## Task brief:
Copy the material that follows word for word and omit its pictures.

* * * * *

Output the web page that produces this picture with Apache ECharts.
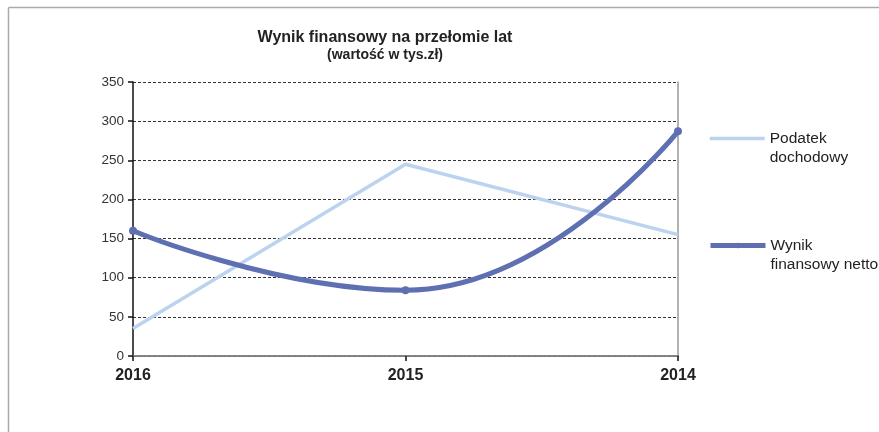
<!DOCTYPE html>
<html><head><meta charset="utf-8">
<script src="https://cdn.jsdelivr.net/npm/echarts@6/dist/echarts.min.js"></script>
<style>html,body{margin:0;padding:0;background:#fff}#c{width:879px;height:432px}</style>
</head><body><div id="c"></div>
<script>
var categories = ['2016', '2015', '2014'];
var podatekValues = [35, 245, 155];
var wynikValues = [160, 84, 287];
var yTicks = [0, 50, 100, 150, 200, 250, 300, 350];
var titleText = 'Wynik finansowy na przełomie lat';
var subtitleText = '(wartość w tys.zł)';
var seriesNames = ['Podatek dochodowy', 'Wynik finansowy netto'];
var legendLabels = ['Podatek\ndochodowy', 'Wynik\nfinansowy netto'];

var chart = echarts.init(document.getElementById('c'));
var font = '"Liberation Sans", Arial, sans-serif';
var legendText = {fontFamily: font, fontSize: 15.5, color: '#222', lineHeight: 19};
chart.setOption({
  animation: false,
  backgroundColor: '#fff',
  textStyle: {fontFamily: font},
  title: {
    text: titleText, subtext: subtitleText, left: 380, top: 25, textAlign: 'center',
    itemGap: 2,
    textStyle: {fontFamily: font, fontSize: 16, fontWeight: 'bold', color: '#222'},
    subtextStyle: {fontFamily: font, fontSize: 14, fontWeight: 'bold', color: '#222'}
  },
  graphic: [
    {type: 'line', shape: {x1: 8.5, y1: 7.5, x2: 879, y2: 7.5}, style: {stroke: '#aaa', lineWidth: 1.5}},
    {type: 'line', shape: {x1: 8.5, y1: 7.5, x2: 8.5, y2: 432}, style: {stroke: '#aaa', lineWidth: 1.5}}
  ],
  legend: [
    {data: [seriesNames[0]], left: 703, top: 105, itemWidth: 55, itemHeight: 8, itemGap: 0,
     itemStyle: {opacity: 0}, lineStyle: {width: 3.5},
     formatter: function(){ return '\n' + legendLabels[0]; },
     textStyle: legendText},
    {data: [seriesNames[1]], left: 703, top: 212, itemWidth: 55, itemHeight: 7, itemGap: 0,
     lineStyle: {width: 5},
     formatter: function(){ return '\n' + legendLabels[1]; },
     textStyle: legendText}
  ],
  grid: {left: 133, right: 201, top: 82, bottom: 76, show: false},
  xAxis: [{
    type: 'category', data: categories, boundaryGap: false,
    axisLine: {lineStyle: {color: '#111', width: 1.5}},
    axisTick: {show: true, length: 5, lineStyle: {color: '#111', width: 1.5}},
    axisLabel: {margin: 12, fontSize: 16, fontWeight: 'bold', color: '#222', fontFamily: font},
    splitLine: {show: false}
  }, {
    type: 'category', data: categories, boundaryGap: false, position: 'top',
    axisLine: {lineStyle: {color: '#999', width: 1.5}},
    axisTick: {show: false}, axisLabel: {show: false}
  }],
  yAxis: [{
    type: 'value', min: 0, max: 350, interval: 50,
    axisLine: {show: true, lineStyle: {color: '#111', width: 1.5}},
    axisTick: {show: true, length: 5, lineStyle: {color: '#111', width: 1.5}},
    axisLabel: {margin: 9, fontSize: 13.5, color: '#333', fontFamily: font,
      formatter: function(v){ return yTicks.indexOf(v) >= 0 ? String(v) : ''; }},
    splitLine: {show: true, lineStyle: {color: '#333', type: [3, 2], width: 1}}
  }, {
    type: 'value', min: 0, max: 350, interval: 50, position: 'right',
    axisLine: {show: true, lineStyle: {color: '#999', width: 1.5}},
    axisTick: {show: false}, axisLabel: {show: false}, splitLine: {show: false}
  }],
  series: [{
    name: seriesNames[0], type: 'line', data: podatekValues,
    symbol: 'none', lineStyle: {color: '#bcd3ef', width: 3.5},
    itemStyle: {color: '#bcd3ef'}, z: 2
  }, {
    name: seriesNames[1], type: 'line', data: wynikValues, smooth: 0.5,
    symbol: 'circle', symbolSize: 8, showSymbol: true,
    lineStyle: {color: '#5f70b2', width: 5},
    itemStyle: {color: '#5f70b2'}, z: 3
  }]
});
</script></body></html>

* * * * *

## The reply:
Output the web page that produces this picture with Apache ECharts.
<!DOCTYPE html>
<html><head><meta charset="utf-8">
<script src="https://cdn.jsdelivr.net/npm/echarts@6/dist/echarts.min.js"></script>
<style>html,body{margin:0;padding:0;background:#fff}#c{width:879px;height:432px}</style>
</head><body><div id="c"></div>
<script>
var categories = ['2016', '2015', '2014'];
var podatekValues = [35, 245, 155];
var wynikValues = [160, 84, 287];
var yTicks = [0, 50, 100, 150, 200, 250, 300, 350];
var titleText = 'Wynik finansowy na przełomie lat';
var subtitleText = '(wartość w tys.zł)';
var seriesNames = ['Podatek dochodowy', 'Wynik finansowy netto'];
var legendLabels = ['Podatek\ndochodowy', 'Wynik\nfinansowy netto'];

var chart = echarts.init(document.getElementById('c'));
var font = '"Liberation Sans", Arial, sans-serif';
var legendText = {fontFamily: font, fontSize: 15.5, color: '#222', lineHeight: 19};
chart.setOption({
  animation: false,
  backgroundColor: '#fff',
  textStyle: {fontFamily: font},
  title: {
    text: titleText, subtext: subtitleText, left: 380, top: 25, textAlign: 'center',
    itemGap: 2,
    textStyle: {fontFamily: font, fontSize: 16, fontWeight: 'bold', color: '#222'},
    subtextStyle: {fontFamily: font, fontSize: 14, fontWeight: 'bold', color: '#222'}
  },
  graphic: [
    {type: 'line', shape: {x1: 8.5, y1: 7.5, x2: 879, y2: 7.5}, style: {stroke: '#aaa', lineWidth: 1.5}},
    {type: 'line', shape: {x1: 8.5, y1: 7.5, x2: 8.5, y2: 432}, style: {stroke: '#aaa', lineWidth: 1.5}}
  ],
  legend: [
    {data: [seriesNames[0]], left: 703, top: 105, itemWidth: 55, itemHeight: 8, itemGap: 0,
     itemStyle: {opacity: 0}, lineStyle: {width: 3.5},
     formatter: function(){ return '\n' + legendLabels[0]; },
     textStyle: legendText},
    {data: [seriesNames[1]], left: 703, top: 212, itemWidth: 55, itemHeight: 7, itemGap: 0,
     lineStyle: {width: 5},
     formatter: function(){ return '\n' + legendLabels[1]; },
     textStyle: legendText}
  ],
  grid: {left: 133, right: 201, top: 82, bottom: 76, show: false},
  xAxis: [{
    type: 'category', data: categories, boundaryGap: false,
    axisLine: {lineStyle: {color: '#111', width: 1.5}},
    axisTick: {show: true, length: 5, lineStyle: {color: '#111', width: 1.5}},
    axisLabel: {margin: 12, fontSize: 16, fontWeight: 'bold', color: '#222', fontFamily: font},
    splitLine: {show: false}
  }, {
    type: 'category', data: categories, boundaryGap: false, position: 'top',
    axisLine: {lineStyle: {color: '#999', width: 1.5}},
    axisTick: {show: false}, axisLabel: {show: false}
  }],
  yAxis: [{
    type: 'value', min: 0, max: 350, interval: 50,
    axisLine: {show: true, lineStyle: {color: '#111', width: 1.5}},
    axisTick: {show: true, length: 5, lineStyle: {color: '#111', width: 1.5}},
    axisLabel: {margin: 9, fontSize: 13.5, color: '#333', fontFamily: font,
      formatter: function(v){ return yTicks.indexOf(v) >= 0 ? String(v) : ''; }},
    splitLine: {show: true, lineStyle: {color: '#333', type: [3, 2], width: 1}}
  }, {
    type: 'value', min: 0, max: 350, interval: 50, position: 'right',
    axisLine: {show: true, lineStyle: {color: '#999', width: 1.5}},
    axisTick: {show: false}, axisLabel: {show: false}, splitLine: {show: false}
  }],
  series: [{
    name: seriesNames[0], type: 'line', data: podatekValues,
    symbol: 'none', lineStyle: {color: '#bcd3ef', width: 3.5},
    itemStyle: {color: '#bcd3ef'}, z: 2
  }, {
    name: seriesNames[1], type: 'line', data: wynikValues, smooth: 0.5,
    symbol: 'circle', symbolSize: 8, showSymbol: true,
    lineStyle: {color: '#5f70b2', width: 5},
    itemStyle: {color: '#5f70b2'}, z: 3
  }]
});
</script></body></html>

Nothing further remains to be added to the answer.